# Hatcher Question 0.27

I am self studying hatchers book however I have been stuck on some questions. This is one of them.

Let $$(X,A)$$ satisfy homotopy extension property. Let $$f: A \rightarrow B$$ be a homotopy equivalance. Show that the natural map $$X \rightarrow B \cup_{f}X$$ is a homotopy equivalance.

Hint: Consider $$X \cup M_{f}$$ (mapping cylinder of f) and apply the theorem stating if $$(X,A)$$ satisfies homotopy extension then $$A \times I \cup X \times \{0\}$$ is a deformation retraction of $$X \times I$$.

My idea was to show that the subset of $$B \cup_{f} X$$ correspoding to $$X$$ is deformation retract of $$B \cup_{f} X$$. I have some scattered ideas which I can not combine to make use of the hint above.

1- Since $$A$$ is homotopy equivalent to $$B$$, the mapping cylinder deformation retracts to both $$A$$ and $$B$$. This means $$X \cup M_{f}$$ deformation retracts to $$X$$.

2- We can attach $$X$$ to the mapping cylinder $$M_{f}$$ by the map sending $$A$$ to $$A\times\{0\}$$. Thus we have a space $$M_{f} \cup_{g} X$$. This space also deformation reracts to $$X$$.

If I show that $$B \cup_{f} X$$ is homotopy equivalent to $$X \cup_{g} M_{f}$$ which deformation retracts to $$X$$ I guess I will be able to finish off the proof from here. The first statement seems intiutively true when you imagine $$X \cup_{g} M_{f}$$ embedded in some big space and contract the cylinder in between X and $$B \subset M_{f}$$, but I have not been able to do so rigorously.

Thanks a lot.

We have $B\cup_{f}X$ is the deformation retraction of $X\cup M_{f}$ because we can deform the part $A\times I$. We can consider the set $X\times \{0\}\cup A\times I\cup M_{f}$ with $M_{f}$ attached to $A\times I$ on $A\times \{1\}$ side. Then this space is homotopical equivalent to $X\times{0}\cup A\times 2I\cong X\times I\cong X$ by the homotopic extension property. On other hand it is obvious that $X\times \{0\}\cup A\times I\cup M_{f}$ is homotopically equivalent to $X\cup M_{f}$. Thus we have $B\cup_{f}X\cong X$.

For your question notice that $B\cup_{f}X=X\cup [A\cup _{f}B]$, and $A\cup_{f}B$ is a deformation retraction of $M_{f}=A\times I\cup_{f}B$.
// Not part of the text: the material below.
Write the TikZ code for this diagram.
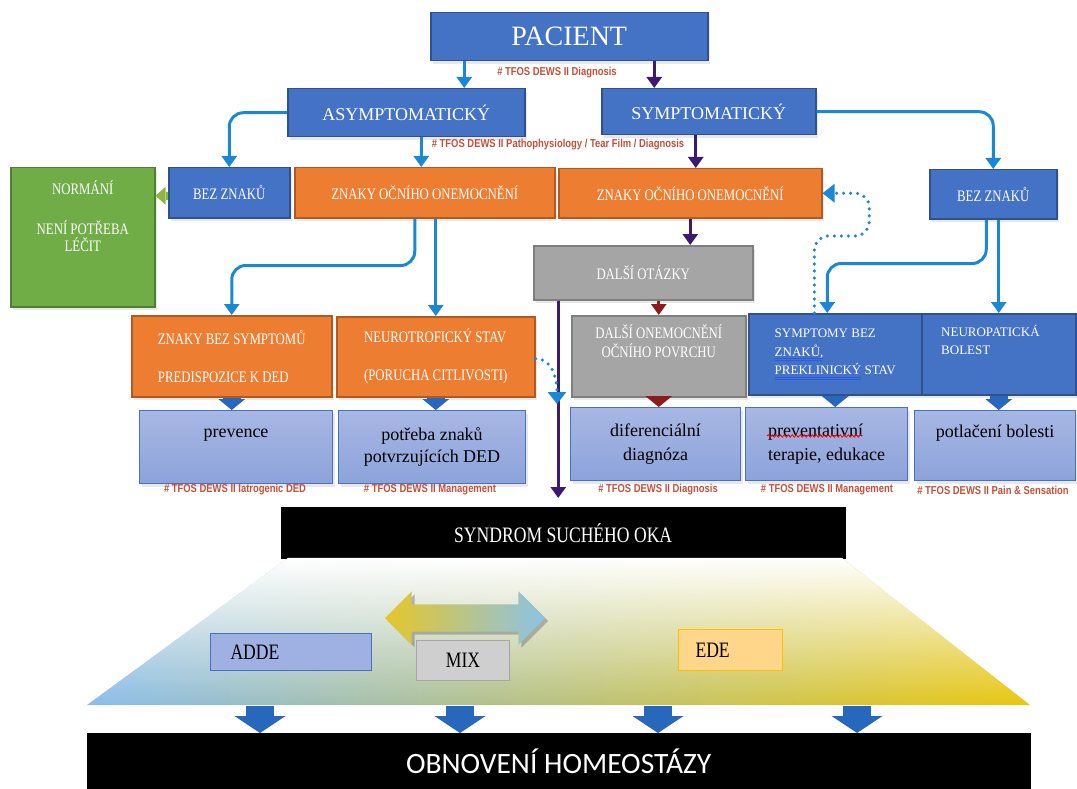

• On the first line shouldnt you say something like $X\times \{0\}\cup A\times I\cup M_{f} \cong X\times \{0\}\cup A\times I$ since $M_f \cong A$. Where does 2I come from? – Sina Aug 1 '12 at 20:33
• I attach $M_{f}$ to $A\times I$'s $A\times \{1\}$ side. – Bombyx mori Aug 2 '12 at 6:25
• Yes and when we deformation retract $M_f$ to A (or to say A$\times$1) then arent we left with $X\times0 \cup A\times I$? – Sina Aug 3 '12 at 7:13
• Yes. I use the picture in mind but you can prove it more directly. I used the deformation of $M_{f}$ to $A\times I$ to construct $A\times 2I$, but maybe this is not needed. – Bombyx mori Aug 3 '12 at 11:44
• I should comment that now I realize in general $M_{f}$ cannot be retracted to $A$, since the cone over a circle is not homeormophic to the circle. So your argument does not carry over. – Bombyx mori Aug 7 '12 at 7:49

In this question, $$f:X\rightarrow Y$$ is a homotopy equivalence is needed to make sure $$M_f$$ deformation retracts to $$A$$.

Hatcher's Algebraic Topology Corollary 0.21 says:

Corollary 0.21: A map $$f:X\rightarrow Y$$ is a homotopy equivalence iff $$X$$ is a deformation retract of the mapping cylinder $$M_f$$.